» Aim
Write out exactly the lines of the entries below from the one holding "Write the TikZ code for this diagram." to the one holding "(0,0) rectangle (948,585);", inclusive, and leave out all other lines.

[Begin Information given]

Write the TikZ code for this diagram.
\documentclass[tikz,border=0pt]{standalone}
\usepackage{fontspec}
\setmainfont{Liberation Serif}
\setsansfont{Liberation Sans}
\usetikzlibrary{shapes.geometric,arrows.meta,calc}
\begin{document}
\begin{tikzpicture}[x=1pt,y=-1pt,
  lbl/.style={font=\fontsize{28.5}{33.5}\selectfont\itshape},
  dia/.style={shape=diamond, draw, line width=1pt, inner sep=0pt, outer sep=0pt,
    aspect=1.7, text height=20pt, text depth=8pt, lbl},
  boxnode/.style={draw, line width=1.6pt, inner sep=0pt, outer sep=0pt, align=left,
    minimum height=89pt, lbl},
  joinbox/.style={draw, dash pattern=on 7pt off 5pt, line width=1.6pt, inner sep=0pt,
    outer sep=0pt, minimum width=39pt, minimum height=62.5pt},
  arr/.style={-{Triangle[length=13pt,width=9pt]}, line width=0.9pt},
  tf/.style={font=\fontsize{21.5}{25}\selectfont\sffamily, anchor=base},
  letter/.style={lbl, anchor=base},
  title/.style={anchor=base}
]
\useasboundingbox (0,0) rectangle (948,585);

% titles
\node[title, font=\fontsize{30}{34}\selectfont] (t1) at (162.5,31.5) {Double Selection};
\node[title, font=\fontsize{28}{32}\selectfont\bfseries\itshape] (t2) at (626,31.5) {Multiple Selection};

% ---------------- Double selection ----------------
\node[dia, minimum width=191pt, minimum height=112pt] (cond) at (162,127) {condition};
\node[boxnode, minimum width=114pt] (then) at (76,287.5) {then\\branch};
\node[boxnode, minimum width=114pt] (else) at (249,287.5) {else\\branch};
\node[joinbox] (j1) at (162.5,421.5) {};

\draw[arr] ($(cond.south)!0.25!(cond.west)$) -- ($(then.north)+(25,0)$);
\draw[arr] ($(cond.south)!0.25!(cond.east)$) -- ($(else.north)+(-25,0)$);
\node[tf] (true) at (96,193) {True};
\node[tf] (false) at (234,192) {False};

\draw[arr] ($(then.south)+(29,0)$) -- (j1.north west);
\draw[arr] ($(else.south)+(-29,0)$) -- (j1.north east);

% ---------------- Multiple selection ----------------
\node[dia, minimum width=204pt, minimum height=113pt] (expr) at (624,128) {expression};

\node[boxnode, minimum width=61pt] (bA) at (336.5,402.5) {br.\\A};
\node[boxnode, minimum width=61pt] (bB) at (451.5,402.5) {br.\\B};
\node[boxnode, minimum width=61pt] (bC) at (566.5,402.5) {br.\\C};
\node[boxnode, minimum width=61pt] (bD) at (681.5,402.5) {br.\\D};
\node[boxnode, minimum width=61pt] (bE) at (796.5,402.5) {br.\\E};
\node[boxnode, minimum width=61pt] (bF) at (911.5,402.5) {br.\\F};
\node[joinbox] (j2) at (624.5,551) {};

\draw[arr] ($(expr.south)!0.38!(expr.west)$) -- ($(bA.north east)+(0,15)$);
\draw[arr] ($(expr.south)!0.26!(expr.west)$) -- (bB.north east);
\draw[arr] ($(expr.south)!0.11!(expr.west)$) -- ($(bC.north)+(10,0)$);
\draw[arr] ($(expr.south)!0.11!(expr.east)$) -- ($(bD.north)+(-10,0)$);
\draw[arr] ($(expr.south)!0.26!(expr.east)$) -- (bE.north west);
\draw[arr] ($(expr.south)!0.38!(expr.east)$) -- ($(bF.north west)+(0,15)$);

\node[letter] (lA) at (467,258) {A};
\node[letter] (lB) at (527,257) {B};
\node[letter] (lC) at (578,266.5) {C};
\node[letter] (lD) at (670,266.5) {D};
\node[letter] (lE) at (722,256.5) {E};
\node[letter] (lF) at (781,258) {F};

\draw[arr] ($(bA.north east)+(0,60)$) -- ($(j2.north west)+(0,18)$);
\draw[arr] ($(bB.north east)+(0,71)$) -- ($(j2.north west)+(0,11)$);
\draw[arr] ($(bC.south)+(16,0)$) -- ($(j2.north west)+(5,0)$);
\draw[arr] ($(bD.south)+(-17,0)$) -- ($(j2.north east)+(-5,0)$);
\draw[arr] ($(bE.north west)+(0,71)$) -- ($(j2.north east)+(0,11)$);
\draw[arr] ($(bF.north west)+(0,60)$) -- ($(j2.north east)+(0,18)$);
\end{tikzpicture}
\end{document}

[End Information given]
[Begin Information given]

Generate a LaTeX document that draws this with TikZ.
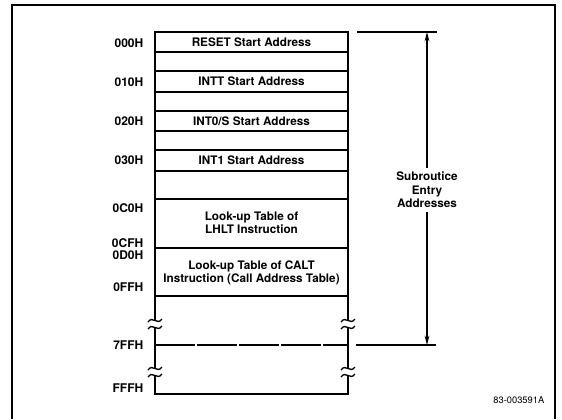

[End Information given]

» Task solution
Write the TikZ code for this diagram.
\documentclass[tikz,border=0pt]{standalone}
\usepackage{fontspec}
\setmainfont{Liberation Serif}
\setsansfont{Liberation Sans}
\usetikzlibrary{shapes.geometric,arrows.meta,calc}
\begin{document}
\begin{tikzpicture}[x=1pt,y=-1pt,
  lbl/.style={font=\fontsize{28.5}{33.5}\selectfont\itshape},
  dia/.style={shape=diamond, draw, line width=1pt, inner sep=0pt, outer sep=0pt,
    aspect=1.7, text height=20pt, text depth=8pt, lbl},
  boxnode/.style={draw, line width=1.6pt, inner sep=0pt, outer sep=0pt, align=left,
    minimum height=89pt, lbl},
  joinbox/.style={draw, dash pattern=on 7pt off 5pt, line width=1.6pt, inner sep=0pt,
    outer sep=0pt, minimum width=39pt, minimum height=62.5pt},
  arr/.style={-{Triangle[length=13pt,width=9pt]}, line width=0.9pt},
  tf/.style={font=\fontsize{21.5}{25}\selectfont\sffamily, anchor=base},
  letter/.style={lbl, anchor=base},
  title/.style={anchor=base}
]
\useasboundingbox (0,0) rectangle (948,585);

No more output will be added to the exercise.